Published by rudy Date posted on April 7, 2009

HONG KONG (Reuters) — Global car and truck sales will take more than a decade to recover to their 2007 peak as the sector faces a recession that’s likely to be deeper than in the 1970s and ’80s, auto industry author Graeme Maxton said on Tuesday.

However, car sales are likely to remain strong in China — which in January surpassed the United States to become the world’s largest auto market — and bounce back quickly in India, helped by the introduction of very low cost cars, Hong Kong-based Maxton said.

“Demand for smaller, cheaper cars should be more robust in the mature markets, too,” Maxton said in a press statement. “Sales of buses and trucks will also return to more normal levels sooner, as businesses begin to reinvest.
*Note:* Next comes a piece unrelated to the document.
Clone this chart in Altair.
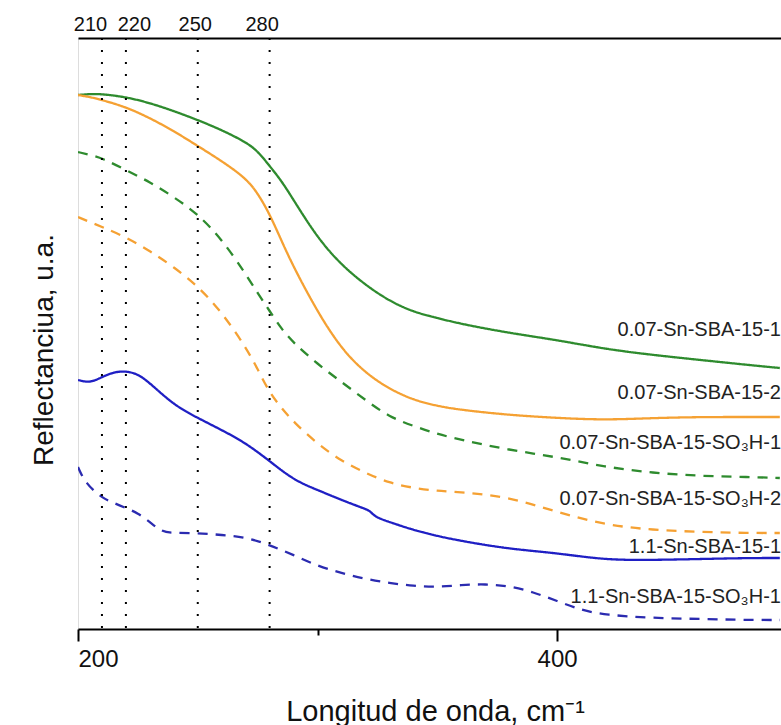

That may not offer much comfort to most car makers in Europe, Japan and America over the next decade, however.”

He projected that global vehicle sales will drop to 53.8 million in 2010, from a peak of 71.7 million in 2007, and in 2020 will have rebounded to only 67 million.

Since Western consumers have borrowed too much and are seeing the value of their homes evaporate, Maxton said many will need to focus on rebuilding their savings before buying a new car, even when the economy recovers.
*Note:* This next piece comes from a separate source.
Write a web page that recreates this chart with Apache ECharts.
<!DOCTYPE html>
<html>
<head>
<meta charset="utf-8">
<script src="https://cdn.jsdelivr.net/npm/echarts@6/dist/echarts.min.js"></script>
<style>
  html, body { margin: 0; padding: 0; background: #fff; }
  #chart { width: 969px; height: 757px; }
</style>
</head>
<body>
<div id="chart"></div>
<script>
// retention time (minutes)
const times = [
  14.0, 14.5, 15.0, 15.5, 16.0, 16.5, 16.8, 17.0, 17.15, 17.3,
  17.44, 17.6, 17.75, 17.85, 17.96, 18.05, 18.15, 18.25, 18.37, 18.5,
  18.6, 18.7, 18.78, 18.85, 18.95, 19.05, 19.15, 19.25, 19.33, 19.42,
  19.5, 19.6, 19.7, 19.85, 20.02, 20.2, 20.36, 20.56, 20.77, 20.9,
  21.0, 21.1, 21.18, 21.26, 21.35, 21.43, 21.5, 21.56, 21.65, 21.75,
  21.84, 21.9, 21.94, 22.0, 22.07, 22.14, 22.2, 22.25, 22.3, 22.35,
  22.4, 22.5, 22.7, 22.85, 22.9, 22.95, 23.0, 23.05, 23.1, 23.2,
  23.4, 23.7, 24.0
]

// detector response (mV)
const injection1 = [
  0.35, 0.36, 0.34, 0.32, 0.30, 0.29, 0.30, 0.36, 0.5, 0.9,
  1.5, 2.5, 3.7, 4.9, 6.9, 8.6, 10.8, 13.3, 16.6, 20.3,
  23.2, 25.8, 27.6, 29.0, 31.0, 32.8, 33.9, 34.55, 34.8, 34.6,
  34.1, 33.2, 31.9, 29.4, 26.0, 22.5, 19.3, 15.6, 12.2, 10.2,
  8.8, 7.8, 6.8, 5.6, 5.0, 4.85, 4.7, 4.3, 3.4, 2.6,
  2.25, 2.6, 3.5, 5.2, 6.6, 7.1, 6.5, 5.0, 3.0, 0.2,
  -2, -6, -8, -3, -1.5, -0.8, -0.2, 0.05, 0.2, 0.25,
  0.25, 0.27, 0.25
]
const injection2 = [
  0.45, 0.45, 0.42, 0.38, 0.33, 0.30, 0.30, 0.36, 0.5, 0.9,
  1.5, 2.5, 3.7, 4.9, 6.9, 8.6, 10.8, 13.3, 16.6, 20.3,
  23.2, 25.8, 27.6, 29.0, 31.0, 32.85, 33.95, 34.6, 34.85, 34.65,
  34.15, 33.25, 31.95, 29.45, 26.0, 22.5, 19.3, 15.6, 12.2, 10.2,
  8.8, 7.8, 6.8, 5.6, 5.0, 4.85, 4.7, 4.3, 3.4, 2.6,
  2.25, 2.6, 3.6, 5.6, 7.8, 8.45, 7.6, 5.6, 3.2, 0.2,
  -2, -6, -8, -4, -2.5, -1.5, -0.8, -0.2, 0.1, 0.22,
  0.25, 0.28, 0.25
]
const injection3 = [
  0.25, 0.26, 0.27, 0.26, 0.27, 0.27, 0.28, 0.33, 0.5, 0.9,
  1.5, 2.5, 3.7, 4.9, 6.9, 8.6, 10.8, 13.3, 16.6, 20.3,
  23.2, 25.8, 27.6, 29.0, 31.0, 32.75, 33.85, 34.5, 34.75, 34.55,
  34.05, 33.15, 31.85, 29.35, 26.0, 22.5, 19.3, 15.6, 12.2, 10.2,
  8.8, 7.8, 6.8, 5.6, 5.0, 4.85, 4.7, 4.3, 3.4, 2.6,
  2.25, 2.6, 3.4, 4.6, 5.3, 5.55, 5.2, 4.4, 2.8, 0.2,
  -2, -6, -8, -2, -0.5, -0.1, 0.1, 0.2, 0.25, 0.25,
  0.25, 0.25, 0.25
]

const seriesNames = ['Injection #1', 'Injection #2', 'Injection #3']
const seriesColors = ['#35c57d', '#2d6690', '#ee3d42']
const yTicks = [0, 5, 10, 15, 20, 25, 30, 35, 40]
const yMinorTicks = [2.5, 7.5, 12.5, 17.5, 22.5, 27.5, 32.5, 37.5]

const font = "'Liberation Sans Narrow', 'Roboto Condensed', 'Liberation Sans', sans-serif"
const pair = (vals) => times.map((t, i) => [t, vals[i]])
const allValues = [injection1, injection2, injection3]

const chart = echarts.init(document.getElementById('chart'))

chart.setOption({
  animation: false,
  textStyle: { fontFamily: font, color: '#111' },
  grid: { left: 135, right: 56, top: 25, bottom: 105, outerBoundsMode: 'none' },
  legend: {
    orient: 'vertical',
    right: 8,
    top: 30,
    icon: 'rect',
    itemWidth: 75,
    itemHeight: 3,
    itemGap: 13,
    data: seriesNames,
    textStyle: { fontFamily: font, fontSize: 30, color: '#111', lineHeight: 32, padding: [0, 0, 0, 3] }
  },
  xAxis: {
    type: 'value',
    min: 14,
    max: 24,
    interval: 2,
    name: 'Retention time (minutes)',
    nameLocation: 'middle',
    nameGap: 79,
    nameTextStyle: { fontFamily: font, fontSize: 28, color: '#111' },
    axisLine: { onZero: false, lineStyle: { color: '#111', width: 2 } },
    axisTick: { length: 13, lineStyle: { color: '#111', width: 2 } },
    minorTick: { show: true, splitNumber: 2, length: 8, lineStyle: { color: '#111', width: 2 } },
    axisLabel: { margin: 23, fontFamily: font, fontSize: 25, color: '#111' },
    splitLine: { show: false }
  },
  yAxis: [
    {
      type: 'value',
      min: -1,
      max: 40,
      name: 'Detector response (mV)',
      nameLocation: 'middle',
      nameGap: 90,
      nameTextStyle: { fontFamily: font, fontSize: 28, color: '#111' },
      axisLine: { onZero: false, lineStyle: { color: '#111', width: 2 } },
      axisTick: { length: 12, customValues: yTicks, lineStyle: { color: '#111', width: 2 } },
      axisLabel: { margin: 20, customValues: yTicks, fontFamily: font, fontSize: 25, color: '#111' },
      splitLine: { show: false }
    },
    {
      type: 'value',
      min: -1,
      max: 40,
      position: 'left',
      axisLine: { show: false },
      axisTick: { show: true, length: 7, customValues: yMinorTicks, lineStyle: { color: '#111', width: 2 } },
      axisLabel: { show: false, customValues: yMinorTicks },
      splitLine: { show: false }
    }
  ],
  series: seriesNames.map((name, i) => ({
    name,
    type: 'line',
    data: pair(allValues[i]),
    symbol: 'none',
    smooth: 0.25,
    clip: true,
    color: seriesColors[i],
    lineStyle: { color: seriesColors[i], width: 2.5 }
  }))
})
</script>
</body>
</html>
He is co-author of two best-selling books on the auto industry: “Driving over a cliff?” and “Time for a model change,” which was published in 2005 and predicted current problems in the car industry.

Baby-boomers, born in the 1950s and 1960s, were the biggest buyers of new cars in the past but will be especially frugal now because they will have little time to replenish their pensions, he said.
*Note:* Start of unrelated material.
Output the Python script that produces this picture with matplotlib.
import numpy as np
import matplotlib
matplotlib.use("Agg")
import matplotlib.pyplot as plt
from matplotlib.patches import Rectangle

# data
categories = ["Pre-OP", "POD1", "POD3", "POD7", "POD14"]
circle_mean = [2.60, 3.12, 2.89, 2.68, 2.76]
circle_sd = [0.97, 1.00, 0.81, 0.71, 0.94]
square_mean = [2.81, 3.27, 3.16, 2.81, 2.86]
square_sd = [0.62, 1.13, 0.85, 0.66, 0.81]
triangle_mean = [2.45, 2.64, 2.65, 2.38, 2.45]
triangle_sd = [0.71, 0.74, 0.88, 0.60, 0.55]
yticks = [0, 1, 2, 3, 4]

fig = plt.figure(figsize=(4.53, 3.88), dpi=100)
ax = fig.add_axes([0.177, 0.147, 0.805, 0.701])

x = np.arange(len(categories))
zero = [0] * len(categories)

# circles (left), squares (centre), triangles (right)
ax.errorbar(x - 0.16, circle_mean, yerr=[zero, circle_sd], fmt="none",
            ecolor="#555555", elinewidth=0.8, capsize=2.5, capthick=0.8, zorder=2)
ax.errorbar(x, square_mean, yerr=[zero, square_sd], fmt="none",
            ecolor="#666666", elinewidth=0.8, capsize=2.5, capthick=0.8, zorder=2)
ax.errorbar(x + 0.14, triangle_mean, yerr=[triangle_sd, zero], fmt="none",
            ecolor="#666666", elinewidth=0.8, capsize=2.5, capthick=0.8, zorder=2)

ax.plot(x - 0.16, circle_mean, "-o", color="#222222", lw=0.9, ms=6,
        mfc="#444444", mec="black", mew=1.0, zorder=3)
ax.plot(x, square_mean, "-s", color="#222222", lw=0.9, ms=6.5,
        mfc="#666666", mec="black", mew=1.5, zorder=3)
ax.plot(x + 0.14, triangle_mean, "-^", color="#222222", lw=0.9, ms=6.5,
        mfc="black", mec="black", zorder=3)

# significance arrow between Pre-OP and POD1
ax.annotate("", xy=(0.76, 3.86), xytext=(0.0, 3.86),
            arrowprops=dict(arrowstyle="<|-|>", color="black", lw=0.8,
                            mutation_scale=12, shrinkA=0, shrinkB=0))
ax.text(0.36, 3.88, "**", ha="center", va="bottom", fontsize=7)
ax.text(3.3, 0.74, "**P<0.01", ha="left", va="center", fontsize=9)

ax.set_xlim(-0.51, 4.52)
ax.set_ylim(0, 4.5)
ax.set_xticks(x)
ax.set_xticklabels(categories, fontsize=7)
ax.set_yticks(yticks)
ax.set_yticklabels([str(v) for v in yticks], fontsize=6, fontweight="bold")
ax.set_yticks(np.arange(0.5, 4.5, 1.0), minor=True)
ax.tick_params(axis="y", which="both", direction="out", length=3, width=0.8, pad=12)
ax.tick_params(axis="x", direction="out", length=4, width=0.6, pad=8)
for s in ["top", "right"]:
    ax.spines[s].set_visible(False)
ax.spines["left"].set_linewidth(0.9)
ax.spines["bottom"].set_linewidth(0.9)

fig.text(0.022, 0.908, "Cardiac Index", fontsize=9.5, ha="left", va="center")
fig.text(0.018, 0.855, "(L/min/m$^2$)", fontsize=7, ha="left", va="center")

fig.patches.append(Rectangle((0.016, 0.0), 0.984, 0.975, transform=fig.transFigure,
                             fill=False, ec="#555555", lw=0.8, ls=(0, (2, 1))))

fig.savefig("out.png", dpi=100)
Plunging demand amid the global economic downturn, coupled with credit problems stemming from the global financial crisis has created turmoil in the auto industry, forcing a string of big names including General Motors Corp. to seek government aid in an effort to avoid bankruptcy.

Car sales are typically hard hit by economic recession, said Maxton, noting that US car sales fell 30 percent and took a decade to recover from the 1973 oil shock. After the next peak in 1986, they dropped 23 percent and took 13 years to recover.

“In Japan, South America, South Korea and much of Southeast Asia, sales volumes have been structurally transformed by recessions,” he said. “Japanese and South Korean sales have never returned to their pre-crisis peaks.”